The federal Transportation Fund is expected to be exhausted in July. That shortfall is a result of lower than expected collections of revenue from the 18.4 cent gas tax that has not changed since 1993, despite rapidly rising construction costs. The trust fund will need an influx of $100 billion over the next six years just to maintain transportation spending levels. The primary sources for the fund are federal gas and diesel taxes, whose rates haven’t increased in 20 years.

America is at a crucial decision point for transportation,” said James Corless, director of Transportation for America. “But there is a ray of light: The crisis presents an opportunity, because it comes at the same time as Congress must update the federal transportation program, MAP-21. We believe we have a chance to resuscitate and reinvigorate the program in exciting ways, so that it better suits the needs of people in the communities where they live.”

Congress last approved a transportation bill in the fall of 2012 — it expires on September 30. There are a number of reasons why the trust fund has been dwindling in recent years. They include:
The number of miles being driven per person in the United States stopped growing over the last decade and appears to be in decline.
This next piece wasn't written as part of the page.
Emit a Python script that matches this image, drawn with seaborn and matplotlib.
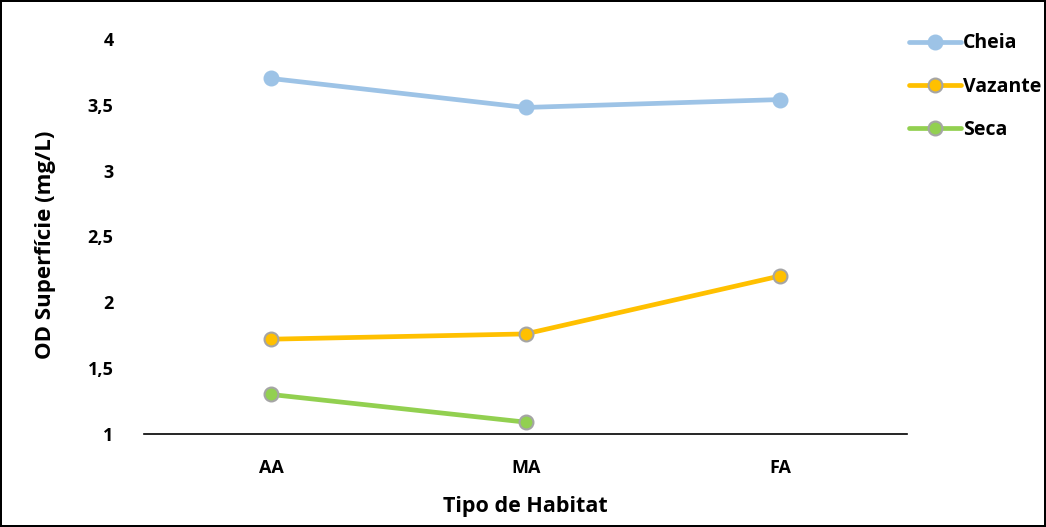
import matplotlib
matplotlib.use("Agg")
import matplotlib.pyplot as plt
import seaborn as sns
import numpy as np
import pandas as pd

# Habitat categories and dissolved oxygen (surface) per hydrological period
habitats = ["AA", "MA", "FA"]
cheia = [3.70, 3.48, 3.54]
vazante = [1.72, 1.76, 2.20]
seca = [1.30, 1.09, np.nan]
periods = ["Cheia", "Vazante", "Seca"]
y_ticks = [1, 1.5, 2, 2.5, 3, 3.5, 4]
y_tick_labels = ["1", "1,5", "2", "2,5", "3", "3,5", "4"]

colors = {"Cheia": "#9DC3E6", "Vazante": "#FFC000", "Seca": "#92D050"}
edges = {"Cheia": "#9DC3E6", "Vazante": "#A5A5A5", "Seca": "#A5A5A5"}

df = pd.DataFrame({
    "Habitat": habitats * 3,
    "Periodo": [p for p in periods for _ in habitats],
    "OD": cheia + vazante + seca,
})
df["x"] = df["Habitat"].map({h: i for i, h in enumerate(habitats)})

sns.set_style("white")
plt.rcParams["font.family"] = ["Open Sans", "DejaVu Sans"]
plt.rcParams["font.weight"] = "bold"
plt.rcParams["text.color"] = "black"
plt.rcParams["axes.labelcolor"] = "black"
plt.rcParams["xtick.color"] = "black"
plt.rcParams["ytick.color"] = "black"

fig = plt.figure(figsize=(10.46, 5.27), dpi=100)
fig.patch.set_edgecolor("black")
fig.patch.set_linewidth(1.5)
ax = fig.add_axes([0.1377, 0.1765, 0.7295, 0.7495])

for p in periods:
    sub = df[df["Periodo"] == p].dropna()
    sns.lineplot(data=sub, x="x", y="OD", ax=ax, color=colors[p],
                 linewidth=3.4, marker="o", markersize=10,
                 markerfacecolor=colors[p], markeredgecolor=edges[p],
                 markeredgewidth=1.5, label=p, legend=False)

ax.set_xlim(-0.5, 2.5)
ax.set_ylim(1, 4)
ax.set_xticks(range(len(habitats)))
ax.set_xticklabels(habitats, fontsize=13, fontweight="bold")
ax.set_yticks(y_ticks)
ax.set_yticklabels(y_tick_labels, fontsize=13, fontweight="bold")
ax.tick_params(axis="both", length=0)
ax.tick_params(axis="x", pad=18)
ax.tick_params(axis="y", pad=22)
for s in ["top", "right", "left"]:
    ax.spines[s].set_visible(False)
ax.spines["bottom"].set_color("black")
ax.spines["bottom"].set_linewidth(1.2)

ax.set_xlabel("Tipo de Habitat", fontsize=15.5, fontweight="bold", labelpad=14)
ax.set_ylabel("OD Superfície (mg/L)", fontsize=16, fontweight="bold", labelpad=23)
ax.yaxis.label.set_y(0.48)

handles, labels = ax.get_legend_handles_labels()
leg = fig.legend(handles, labels, loc="upper left",
                 bbox_to_anchor=(0.852, 0.97), frameon=False,
                 handlelength=2.7, handletextpad=0.1, labelspacing=1.2,
                 prop={"size": 14, "weight": "bold"})

fig.savefig("out.png", dpi=100, edgecolor=fig.get_edgecolor())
When the economic downturn hit in 2008, driving took an even greater hit as the high unemployment rate led many people to reduce their driving even more

Vehicles are becoming more efficient, traveling more miles on fewer gallons of gasoline
Transportation Secretary Anthony Foxx was in Dallas recently, where he said that  even if the highway and mass transit accounts are funded for the immediate future, the lack of long-term funding will undermine the country’s economic power.

Hillsborough County Commissioner Mark Sharpe says that he's confident that Washington will figure out the funding process, and says locally it's important the county be ready to "work with the state dollars and then leverage that money for federal dollars so we can move our projects forward. So we just have to be ready."

Officials with both HART and PSTA have said that they may have trouble maintaining their current level of bus service if federal funds begin to dry up in the coming years. Officials with HART have been quite explicit about that. 

In the case of Pinellas County, the Greenlight Pinellas initiative would bring in an estimated $100 million in new funding each year, based on swapping out the current funding from property taxes and moving toward collecting a one-cent sales tax.

 The federal government funds 39 percent of the state's capital transportation projects, which actually ranks on the lower side (Alaska, for example, relies on the feds for over 93 percent of their capital projects). That still comes out to over $2.2 billion, however.

Yesterday, Transportation Secretary Foxx submitted a $302 billion, four-year road transportation bill.